First ever aronia machine-harvest in Northwest Iowa

Posted September 9, 2013 at 11:48 pm

By Julie Ann Madden

j aronia harvesters.psd

Martin Pippett (l) and his son, Mike, driving the tractor, harvest aronia berries at Bluebird Orchard in rural Akron.

On Friday afternoon, a new type of “threshing” machine was whirring and clanking as it shook little purple aronia berries off nearly 1,900 plants at the Bluebird Orchard, located one mile south of Akron.

This harvesting was the dream culmination of John and Mary Lucken’s latest farming endeavor.

In 2009, the Luckens planted 88 aronia bushes at their orchard and in 2011, they added another 1,800 plants.

It takes about three years for the aronia plants to produce their first crop of berries, said John, explaining he has planted two varieties Black Glossies and Vikings.

“This is our first major aronia crop,” he said.

And it is a bountiful crop, said Mary, giving credit to Akron-Westfield students Jacob Bergman and Chance Hoffman who worked all summer in the orchard, mowing and weeding around the plants and pruning the plants. “They are one of the reasons we have such a good harvest. They took good care of the plants.”

The Luckens have handpicked the berry crop until this year when they hired a father-son duo from Merrill to bring their aronia berry harvesting machine.

Martin Pippett, and his son, Mike, planted 4,000 aronia berry plants on their own six acres. They didn’t want to handpick their berry crop so they bought this aronia berry harvester.

In addition to harvesting their own crop, they are custom harvesting the delicious little berries for at least four other aronia berry producers in northwest Iowa.

While Martin grew up on a farm, this is both his own and his son’s first attempt at farming.

“My son had nothing to do with farming until this,” said Martin, explaining their regular careers are delivering bundles of Sioux City Journal newspapers to several towns north and south of Sioux City.
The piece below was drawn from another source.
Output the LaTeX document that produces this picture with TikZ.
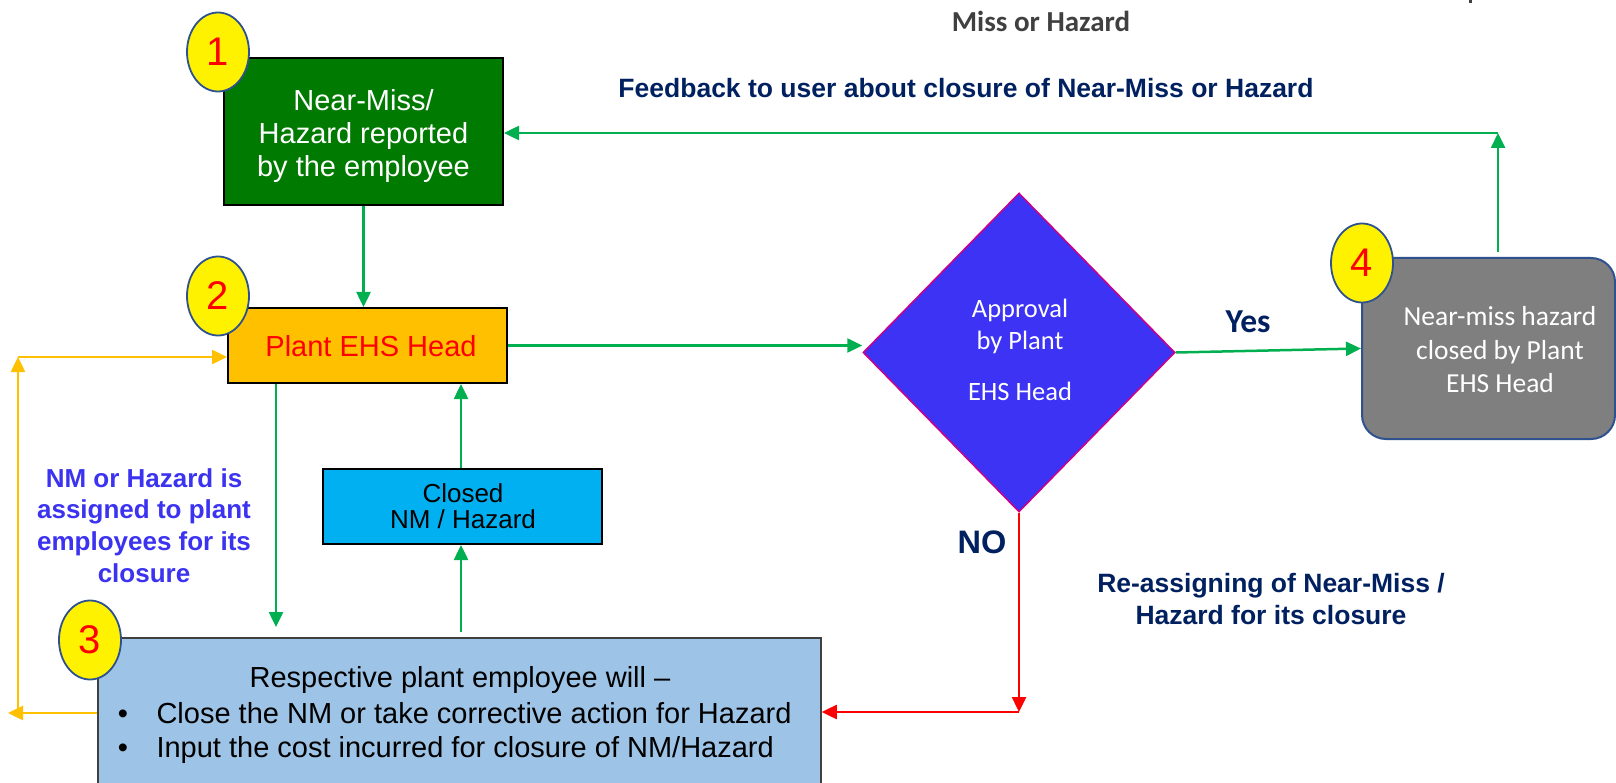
\documentclass[tikz,border=0pt]{standalone}
\usepackage{fontspec}
\setmainfont{Liberation Sans}
\newfontfamily\carlito{Carlito}
\usetikzlibrary{arrows.meta,shapes.geometric}
\definecolor{arrowgreen}{HTML}{00B050}
\definecolor{boxgreen}{HTML}{007A00}
\definecolor{ehsorange}{HTML}{FFC000}
\definecolor{closedcyan}{HTML}{00B0F0}
\definecolor{lightblue}{HTML}{9DC3E6}
\definecolor{boxgray}{HTML}{7F7F7F}
\definecolor{grayborder}{HTML}{2F528F}
\definecolor{dfill}{HTML}{3C33F5}
\definecolor{dborder}{HTML}{CC0088}
\definecolor{navytext}{HTML}{002060}
\definecolor{bluetext}{HTML}{3B33F0}
\definecolor{darkgraytext}{HTML}{404040}
\definecolor{circleborder}{HTML}{2F528F}
\newcommand\tlines[1]{\begin{tabular}[t]{@{}c@{}}#1\end{tabular}}
\begin{document}
\begin{tikzpicture}[x=1pt,y=-1pt,
  box/.style={draw=black, line width=2pt, inner sep=0pt, rectangle},
  numcircle/.style={ellipse, draw=circleborder, fill=yellow, line width=1.8pt,
    minimum width=62pt, minimum height=79pt, inner sep=0pt, text=red,
    font=\fontsize{40}{40}\selectfont},
  tip/.style={-{Triangle[length=15pt,width=14pt]}},
  garrow/.style={draw=arrowgreen, line width=2.5pt, tip},
  rarrow/.style={draw=red, line width=2.5pt, tip},
  yarrow/.style={draw=ehsorange, line width=2.5pt, tip},
  boxtext/.style={font=\fontsize{29}{33}\selectfont, anchor=base},
  navylabel/.style={font=\bfseries\fontsize{26.5}{32}\selectfont, text=navytext, anchor=base}
]
\useasboundingbox (0,0) rectangle (1616,783);
\fill[white] (0,0) rectangle (1616,783);

% boxes
\node[box, fill=boxgreen, minimum width=279pt, minimum height=147pt] (box1) at (363.5,131.5) {};
\node[box, fill=ehsorange, minimum width=279pt, minimum height=75pt] (box2) at (367.5,345.5) {};
\node[box, fill=closedcyan, minimum width=279pt, minimum height=75pt] (closed) at (462.5,506.5) {};
\node[box, draw=darkgraytext, line width=1.5pt, fill=lightblue, minimum width=723pt, minimum height=162pt] (box3) at (459.5,719) {};
\node[rectangle, rounded corners=24pt, draw=grayborder, line width=2pt, fill=boxgray,
  minimum width=253pt, minimum height=181pt, inner sep=0pt] (box4) at (1488.5,348.5) {};
\node[diamond, fill=dfill, draw=dborder, line width=1.5pt, minimum width=312pt,
  minimum height=319pt, inner sep=0pt] (diamond) at (1019,352.5) {};

% box texts
\node[boxtext, text=white] (t1) at (363.5,111) {\tlines{Near-Miss/\\Hazard reported\\by the employee}};
\node[boxtext, text=red] (t2) at (371,356) {Plant EHS Head};
\node[boxtext, font=\fontsize{26}{25}\selectfont] (tclosed) at (463,502) {\tlines{Closed\\NM / Hazard}};
\node[boxtext] (t3a) at (460,687) {Respective plant employee will –};
\node[boxtext] (bul1) at (123,723) {•};
\node[boxtext, anchor=base west] (t3b) at (153,723) {Close the NM or take corrective action for Hazard};
\node[boxtext] (bul2) at (123,757) {•};
\node[boxtext, anchor=base west] (t3c) at (153,757) {Input the cost incurred for closure of NM/Hazard};
\node[anchor=base, text=white, font=\carlito\fontsize{26.5}{32}\selectfont] (td) at (1020,318)
  {\tlines{Approval\\by Plant\\[19pt]EHS Head}};
\node[anchor=base, text=white, font=\carlito\fontsize{27.5}{33.5}\selectfont] (t4) at (1500,326)
  {\tlines{Near-miss hazard\\closed by Plant\\EHS Head}};

% number circles
\node[numcircle] (c1) at (218,52) {1};
\node[numcircle] (c2) at (218,296) {2};
\node[numcircle] (c3) at (90,640) {3};
\node[numcircle] (c4) at (1362,263) {4};

% labels
\node[anchor=base, text=darkgraytext, font=\carlito\bfseries\fontsize{29}{32}\selectfont] (top) at (1041,32) {Miss or Hazard};
\fill[darkgraytext] (1468.5,0) rectangle (1471.5,3.5);
\node[navylabel] (fb) at (966,98) {Feedback to user about closure of Near-Miss or Hazard};
\node[anchor=base, text=navytext, font=\carlito\bfseries\fontsize{33.5}{34}\selectfont] (yes) at (1248,333) {Yes};
\node[anchor=base, text=navytext, font=\bfseries\fontsize{32.5}{34}\selectfont] (no) at (982,553) {NO};
\node[navylabel] (reassign) at (1271,592) {\tlines{Re-assigning of Near-Miss /\\Hazard for its closure}};
\node[anchor=base, text=bluetext, font=\bfseries\fontsize{26}{31.7}\selectfont] (assign) at (144,487)
  {\tlines{NM or Hazard is\\assigned to plant\\employees for its\\closure}};

% connectors
\coordinate (fbstart) at (1498,252);
\coordinate (fbcorner) at (1498,133);
\draw[garrow] (fbstart) -- (fbcorner);
\draw[garrow] (fbcorner) -- (box1.east |- fbcorner);
\draw[garrow] (box1.south) -- (box1.south |- box2.north);
\draw[garrow] (box2.east) -- (diamond.west |- box2.east);
\draw[garrow] (diamond.east) -- (box4.west);
\coordinate (d1) at (276,627);
\draw[garrow] (box2.south -| d1) -- (d1);
\coordinate (u1) at (461,632);
\draw[garrow] (u1) -- (closed.south -| u1);
\draw[garrow] (closed.north -| u1) -- (box2.south -| u1);
\coordinate (rc) at (0,712);
\draw[rarrow] (diamond.south) -- (diamond.south |- rc);
\draw[rarrow] (diamond.south |- rc) -- (box3.east |- rc);
\coordinate (yl) at (8,713);
\draw[yarrow] (box3.west |- yl) -- (yl);
\coordinate (ybot) at (18,713);
\coordinate (ytop) at (18,357);
\draw[yarrow] (ybot) -- (ytop);
\draw[yarrow] (ytop) -- (box2.west |- ytop);
\end{tikzpicture}
\end{document}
On Friday, Mike was driving the tractor and Martin was making sure the branches were entering the machine properly and the berries were rolling down the machine’s small conveyor system and into yellow plastic rectangular containers.

Aronia berry production is a brand-new crop in this area, said Lucken, explaining not even the berry threshing equipment is perfected yet.

“There still hasn’t been a machine created that can reach the lowest branches of the aronia bushes,” said Lucken, explaining when the small plants, which are about 3 feet tall at maturity, become heavily laden with the berries, some branches may hang clear to the ground.

The Pippetts’ machine is good but they already had it modified to make it even more efficient. It was modified by Sheveland Welding owner David Sheveland of Akron — special metal bars were added to the front of the machine.

They have solved some of the problem but not all of it, said John.

Some of the branches are still too low to go through the threshing machine properly. Therefore, there is still a need for a crew of hand-pickers to go through the rows and gather the rest of the berries.

So, if there is anyone out there with the creative desire to invent an even better aronia harvesting machine, the Luckens are interested in hearing about it.

Once the berries are gathered, they are transported immediately to the Tony Heisterkamp’s Eden Valley Orchard, just northwest of Akron on the South Dakota side.

The berries are run through Heisterkamp’s “de-stemming” machine which removes the berries’ stems. Next, the berries are washed clean and boxed. Then the boxes are loaded into refrigerated trucks and transported to a cold storage facility in Le Mars.

“These berries are just being introduced into the consumer market,” said John, noting consumers may find some aronia berries at area grocery stores.

While John handles much of the actual aronia farming, Mary is busy on the marketing end.

“People are supposed to have 10 to 15 aronia berries a day,” said Mary, explaining aronias are even better antioxidants than blueberries.

People eat them fresh from the orchard or right out of the freezer, said Mary. Or one can add them to yogurt, oatmeal, cold cereal, pancake batter, muffins, applesauce, apple pie and apple crisp — and that’s just a few of the ways she’s experimented with so far.

Her favorite use is making smoothies. Mary makes juice smoothies in the morning and dairy smoothies in the afternoon.

Just toss a few aronia berries in the blender with juice in the morning — Mary prefers orange or apple juice. In the afternoon, it’s some ice cream, a few berries and a little milk to thin the mixture a little.

Aronia berries are so easy, said Mary. Just pick them, place them in freezer bags and freeze them until you’re ready to use them.

Don’t wash them before freezing them as they will stick together, she said. Remove the amount of berries you want to use and rinse them with water.

“And know that you have eaten something very healthy and locally grown,” said Mary.